§ Goal of the exercise
Drop the images; return everything else in the listing below exactly.

§ Material provided
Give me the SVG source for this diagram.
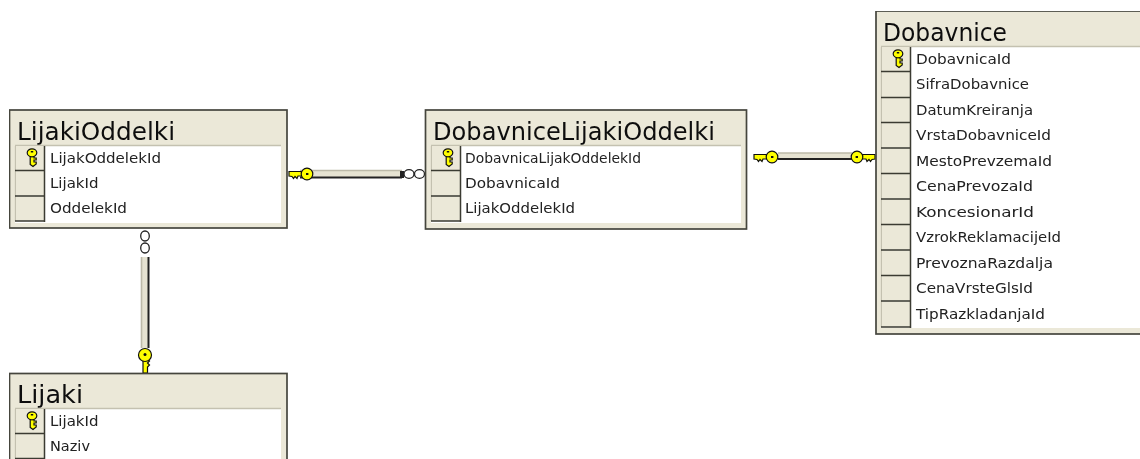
<svg xmlns="http://www.w3.org/2000/svg" width="1140" height="459" viewBox="0 0 1140 459">
<style>
.box{fill:#ebe8d8;stroke:#45453e;stroke-width:1.7}
.body{fill:#fff}
.hl{stroke:#c4c1b0;stroke-width:1.3;fill:none}
.sel{fill:#ebe8d8}
.dk{stroke:#3a3a32;stroke-width:1.5;fill:none}
.t{font-family:"DejaVu Sans",sans-serif;font-size:24px;fill:#111}
.f{font-family:"DejaVu Sans",sans-serif;font-size:14.4px;fill:#222}
.rel{fill:#e6e3d2;stroke:none}
.edge{stroke:#222;stroke-width:2;fill:none}
.edge2{stroke:#bdbaa9;stroke-width:1.6;fill:none}
.k{fill:#ffff00;stroke:#111;stroke-width:1.2}
.inf{fill:#fff;stroke:#222;stroke-width:1.3}
</style>
<defs>
<filter id="soft" x="0" y="0" width="100%" height="100%"><feGaussianBlur stdDeviation="0.35"/></filter>
<g id="pk"><path class="k" stroke-width="0.9" d="M-1.8 -1H2V2H4.200V4H2V6H4.200V8L1 10.500L-1.800 8.500Z"/><ellipse cx="0" cy="-3.200" rx="4.800" ry="4" class="k" stroke-width="1"/><rect x="-1.200" y="-5" width="2.400" height="1.500" fill="#111"/></g>
<g id="keyH"><path d="M0 -2.500H13V2H9L8 4.500 6 2.500 4.500 4.500 3 2.500 0 2Z" class="k"/><circle cx="18" cy="0" r="5.800" class="k" stroke-width="1.400"/><rect x="17" y="-1" width="2.400" height="2" fill="#111"/></g>
</defs>
<g filter="url(#soft)">
<g id="connectors">
<g id="rel-lijakioddelki-dobavnicelijakioddelki">
<rect class="rel" x="300" y="171" width="102" height="6"/><path class="edge2" d="M300 170.500H402"/><path class="edge" d="M300 177.500H402"/>
<rect x="400" y="171" width="4" height="7" fill="#222"/>
<use href="#keyH" x="289" y="174"/>
<ellipse class="inf" cx="409" cy="174" rx="5" ry="4.300"/><ellipse class="inf" cx="419.500" cy="174" rx="5" ry="4.300"/>
</g>
<g id="rel-dobavnicelijakioddelki-dobavnice">
<rect class="rel" x="778" y="153" width="74" height="5"/><path class="edge2" d="M778 153H852"/><path class="edge" d="M778 159H852"/>
<use href="#keyH" x="754" y="157"/>
<use href="#keyH" transform="translate(875 157) scale(-1 1)"/>
</g>
<g id="rel-lijakioddelki-lijaki">
<rect class="rel" x="142" y="257" width="6" height="91"/><path class="edge2" d="M141.500 257V348"/><path class="edge" d="M148.500 257V348"/>
<ellipse class="inf" cx="145" cy="236" rx="4.300" ry="5"/><ellipse class="inf" cx="145" cy="248" rx="4.300" ry="5"/>
<path class="k" d="M143 355H147.500V359L149.500 361 147.500 363 149.500 365 147.500 367V373H143Z"/>
<circle class="k" cx="145" cy="355" r="6.500" stroke-width="1.400"/><circle cx="145" cy="354.500" r="1.500" fill="#111"/>
</g>
</g>
<g id="node-lijakioddelki">
<rect class="box" x="9.500" y="110" width="277.500" height="118"/>
<text class="t" x="17" y="140" textLength="158" lengthAdjust="spacingAndGlyphs">LijakiOddelki</text>
<rect class="body" x="15" y="146" width="266" height="77"/><path class="hl" d="M15 145.500H281M15.500 146V221"/>
<rect class="sel" x="16" y="146" width="28" height="75"/><path class="dk" d="M15 170.500H45M15 196H45M15 221H45M44.500 146V222"/>
<use href="#pk" x="32" y="156"/>
<text class="f" x="50" y="163" textLength="111" lengthAdjust="spacingAndGlyphs">LijakOddelekId</text><text class="f" x="50" y="188" textLength="48.500" lengthAdjust="spacingAndGlyphs">LijakId</text><text class="f" x="50" y="213" textLength="77" lengthAdjust="spacingAndGlyphs">OddelekId</text>
</g>
<g id="node-dobavnicelijakioddelki">
<rect class="box" x="425.500" y="110" width="321" height="119"/>
<text class="t" x="433" y="140" textLength="282" lengthAdjust="spacingAndGlyphs">DobavniceLijakiOddelki</text>
<rect class="body" x="431" y="146" width="310" height="77"/><path class="hl" d="M431 145.500H741M431.500 146V221"/>
<rect class="sel" x="432" y="146" width="28" height="75"/><path class="dk" d="M431 170.500H461M431 196H461M431 221H461M460.500 146V222"/>
<use href="#pk" x="448" y="156"/>
<text class="f" x="465" y="163" textLength="176" lengthAdjust="spacingAndGlyphs">DobavnicaLijakOddelekId</text><text class="f" x="465" y="188" textLength="95" lengthAdjust="spacingAndGlyphs">DobavnicaId</text><text class="f" x="465" y="213" textLength="110" lengthAdjust="spacingAndGlyphs">LijakOddelekId</text>
</g>
<g id="node-dobavnice">
<rect class="box" x="876" y="11" width="270" height="323"/>
<text class="t" x="883" y="41" textLength="124" lengthAdjust="spacingAndGlyphs">Dobavnice</text>
<rect class="body" x="881" y="47" width="259" height="281"/><path class="hl" d="M881 46.500H1140M881.500 47V327"/>
<rect class="sel" x="882" y="47" width="28" height="280"/><path class="dk" d="M881 71.500H911M881 97.500H911M881 122.500H911M881 148H911M881 173.500H911M881 199H911M881 224.500H911M881 250H911M881 275.500H911M881 301H911M881 327H911M910.500 47V328"/>
<use href="#pk" x="898" y="57"/>
<text class="f" x="916" y="64" textLength="95" lengthAdjust="spacingAndGlyphs">DobavnicaId</text><text class="f" x="916" y="89" textLength="113" lengthAdjust="spacingAndGlyphs">SifraDobavnice</text><text class="f" x="916" y="115" textLength="117" lengthAdjust="spacingAndGlyphs">DatumKreiranja</text><text class="f" x="916" y="140" textLength="135" lengthAdjust="spacingAndGlyphs">VrstaDobavniceId</text><text class="f" x="916" y="166" textLength="136" lengthAdjust="spacingAndGlyphs">MestoPrevzemaId</text><text class="f" x="916" y="191" textLength="117" lengthAdjust="spacingAndGlyphs">CenaPrevozaId</text><text class="f" x="916" y="217" textLength="118" lengthAdjust="spacingAndGlyphs">KoncesionarId</text><text class="f" x="916" y="242" textLength="145" lengthAdjust="spacingAndGlyphs">VzrokReklamacijeId</text><text class="f" x="916" y="268" textLength="137" lengthAdjust="spacingAndGlyphs">PrevoznaRazdalja</text><text class="f" x="916" y="293" textLength="117" lengthAdjust="spacingAndGlyphs">CenaVrsteGlsId</text><text class="f" x="916" y="319" textLength="129" lengthAdjust="spacingAndGlyphs">TipRazkladanjaId</text>
</g>
<g id="node-lijaki">
<rect class="box" x="9.500" y="373.500" width="277.500" height="100"/>
<text class="t" x="17" y="403" textLength="66" lengthAdjust="spacingAndGlyphs">Lijaki</text>
<rect class="body" x="15" y="409" width="266" height="50"/><path class="hl" d="M15 408.500H281M15.500 409V459"/>
<rect class="sel" x="16" y="409" width="28" height="50"/><path class="dk" d="M15 433.500H45M15 458.500H45M44.500 409V459"/>
<use href="#pk" x="32" y="419"/>
<text class="f" x="50" y="426" textLength="48.500" lengthAdjust="spacingAndGlyphs">LijakId</text><text class="f" x="50" y="451" textLength="40" lengthAdjust="spacingAndGlyphs">Naziv</text>
</g>
</g>
</svg>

§ Solution for this exercise
Give me the SVG source for this diagram.
<svg xmlns="http://www.w3.org/2000/svg" width="1140" height="459" viewBox="0 0 1140 459">
<style>
.box{fill:#ebe8d8;stroke:#45453e;stroke-width:1.7}
.body{fill:#fff}
.hl{stroke:#c4c1b0;stroke-width:1.3;fill:none}
.sel{fill:#ebe8d8}
.dk{stroke:#3a3a32;stroke-width:1.5;fill:none}
.t{font-family:"DejaVu Sans",sans-serif;font-size:24px;fill:#111}
.f{font-family:"DejaVu Sans",sans-serif;font-size:14.4px;fill:#222}
.rel{fill:#e6e3d2;stroke:none}
.edge{stroke:#222;stroke-width:2;fill:none}
.edge2{stroke:#bdbaa9;stroke-width:1.6;fill:none}
.k{fill:#ffff00;stroke:#111;stroke-width:1.2}
.inf{fill:#fff;stroke:#222;stroke-width:1.3}
</style>
<defs>
<filter id="soft" x="0" y="0" width="100%" height="100%"><feGaussianBlur stdDeviation="0.35"/></filter>
<g id="pk"><path class="k" stroke-width="0.9" d="M-1.8 -1H2V2H4.200V4H2V6H4.200V8L1 10.500L-1.800 8.500Z"/><ellipse cx="0" cy="-3.200" rx="4.800" ry="4" class="k" stroke-width="1"/><rect x="-1.200" y="-5" width="2.400" height="1.500" fill="#111"/></g>
<g id="keyH"><path d="M0 -2.500H13V2H9L8 4.500 6 2.500 4.500 4.500 3 2.500 0 2Z" class="k"/><circle cx="18" cy="0" r="5.800" class="k" stroke-width="1.400"/><rect x="17" y="-1" width="2.400" height="2" fill="#111"/></g>
</defs>
<g filter="url(#soft)">
<g id="connectors">
<g id="rel-lijakioddelki-dobavnicelijakioddelki">
<rect class="rel" x="300" y="171" width="102" height="6"/><path class="edge2" d="M300 170.500H402"/><path class="edge" d="M300 177.500H402"/>
<rect x="400" y="171" width="4" height="7" fill="#222"/>
<use href="#keyH" x="289" y="174"/>
<ellipse class="inf" cx="409" cy="174" rx="5" ry="4.300"/><ellipse class="inf" cx="419.500" cy="174" rx="5" ry="4.300"/>
</g>
<g id="rel-dobavnicelijakioddelki-dobavnice">
<rect class="rel" x="778" y="153" width="74" height="5"/><path class="edge2" d="M778 153H852"/><path class="edge" d="M778 159H852"/>
<use href="#keyH" x="754" y="157"/>
<use href="#keyH" transform="translate(875 157) scale(-1 1)"/>
</g>
<g id="rel-lijakioddelki-lijaki">
<rect class="rel" x="142" y="257" width="6" height="91"/><path class="edge2" d="M141.500 257V348"/><path class="edge" d="M148.500 257V348"/>
<ellipse class="inf" cx="145" cy="236" rx="4.300" ry="5"/><ellipse class="inf" cx="145" cy="248" rx="4.300" ry="5"/>
<path class="k" d="M143 355H147.500V359L149.500 361 147.500 363 149.500 365 147.500 367V373H143Z"/>
<circle class="k" cx="145" cy="355" r="6.500" stroke-width="1.400"/><circle cx="145" cy="354.500" r="1.500" fill="#111"/>
</g>
</g>
<g id="node-lijakioddelki">
<rect class="box" x="9.500" y="110" width="277.500" height="118"/>
<text class="t" x="17" y="140" textLength="158" lengthAdjust="spacingAndGlyphs">LijakiOddelki</text>
<rect class="body" x="15" y="146" width="266" height="77"/><path class="hl" d="M15 145.500H281M15.500 146V221"/>
<rect class="sel" x="16" y="146" width="28" height="75"/><path class="dk" d="M15 170.500H45M15 196H45M15 221H45M44.500 146V222"/>
<use href="#pk" x="32" y="156"/>
<text class="f" x="50" y="163" textLength="111" lengthAdjust="spacingAndGlyphs">LijakOddelekId</text><text class="f" x="50" y="188" textLength="48.500" lengthAdjust="spacingAndGlyphs">LijakId</text><text class="f" x="50" y="213" textLength="77" lengthAdjust="spacingAndGlyphs">OddelekId</text>
</g>
<g id="node-dobavnicelijakioddelki">
<rect class="box" x="425.500" y="110" width="321" height="119"/>
<text class="t" x="433" y="140" textLength="282" lengthAdjust="spacingAndGlyphs">DobavniceLijakiOddelki</text>
<rect class="body" x="431" y="146" width="310" height="77"/><path class="hl" d="M431 145.500H741M431.500 146V221"/>
<rect class="sel" x="432" y="146" width="28" height="75"/><path class="dk" d="M431 170.500H461M431 196H461M431 221H461M460.500 146V222"/>
<use href="#pk" x="448" y="156"/>
<text class="f" x="465" y="163" textLength="176" lengthAdjust="spacingAndGlyphs">DobavnicaLijakOddelekId</text><text class="f" x="465" y="188" textLength="95" lengthAdjust="spacingAndGlyphs">DobavnicaId</text><text class="f" x="465" y="213" textLength="110" lengthAdjust="spacingAndGlyphs">LijakOddelekId</text>
</g>
<g id="node-dobavnice">
<rect class="box" x="876" y="11" width="270" height="323"/>
<text class="t" x="883" y="41" textLength="124" lengthAdjust="spacingAndGlyphs">Dobavnice</text>
<rect class="body" x="881" y="47" width="259" height="281"/><path class="hl" d="M881 46.500H1140M881.500 47V327"/>
<rect class="sel" x="882" y="47" width="28" height="280"/><path class="dk" d="M881 71.500H911M881 97.500H911M881 122.500H911M881 148H911M881 173.500H911M881 199H911M881 224.500H911M881 250H911M881 275.500H911M881 301H911M881 327H911M910.500 47V328"/>
<use href="#pk" x="898" y="57"/>
<text class="f" x="916" y="64" textLength="95" lengthAdjust="spacingAndGlyphs">DobavnicaId</text><text class="f" x="916" y="89" textLength="113" lengthAdjust="spacingAndGlyphs">SifraDobavnice</text><text class="f" x="916" y="115" textLength="117" lengthAdjust="spacingAndGlyphs">DatumKreiranja</text><text class="f" x="916" y="140" textLength="135" lengthAdjust="spacingAndGlyphs">VrstaDobavniceId</text><text class="f" x="916" y="166" textLength="136" lengthAdjust="spacingAndGlyphs">MestoPrevzemaId</text><text class="f" x="916" y="191" textLength="117" lengthAdjust="spacingAndGlyphs">CenaPrevozaId</text><text class="f" x="916" y="217" textLength="118" lengthAdjust="spacingAndGlyphs">KoncesionarId</text><text class="f" x="916" y="242" textLength="145" lengthAdjust="spacingAndGlyphs">VzrokReklamacijeId</text><text class="f" x="916" y="268" textLength="137" lengthAdjust="spacingAndGlyphs">PrevoznaRazdalja</text><text class="f" x="916" y="293" textLength="117" lengthAdjust="spacingAndGlyphs">CenaVrsteGlsId</text><text class="f" x="916" y="319" textLength="129" lengthAdjust="spacingAndGlyphs">TipRazkladanjaId</text>
</g>
<g id="node-lijaki">
<rect class="box" x="9.500" y="373.500" width="277.500" height="100"/>
<text class="t" x="17" y="403" textLength="66" lengthAdjust="spacingAndGlyphs">Lijaki</text>
<rect class="body" x="15" y="409" width="266" height="50"/><path class="hl" d="M15 408.500H281M15.500 409V459"/>
<rect class="sel" x="16" y="409" width="28" height="50"/><path class="dk" d="M15 433.500H45M15 458.500H45M44.500 409V459"/>
<use href="#pk" x="32" y="419"/>
<text class="f" x="50" y="426" textLength="48.500" lengthAdjust="spacingAndGlyphs">LijakId</text><text class="f" x="50" y="451" textLength="40" lengthAdjust="spacingAndGlyphs">Naziv</text>
</g>
</g>
</svg>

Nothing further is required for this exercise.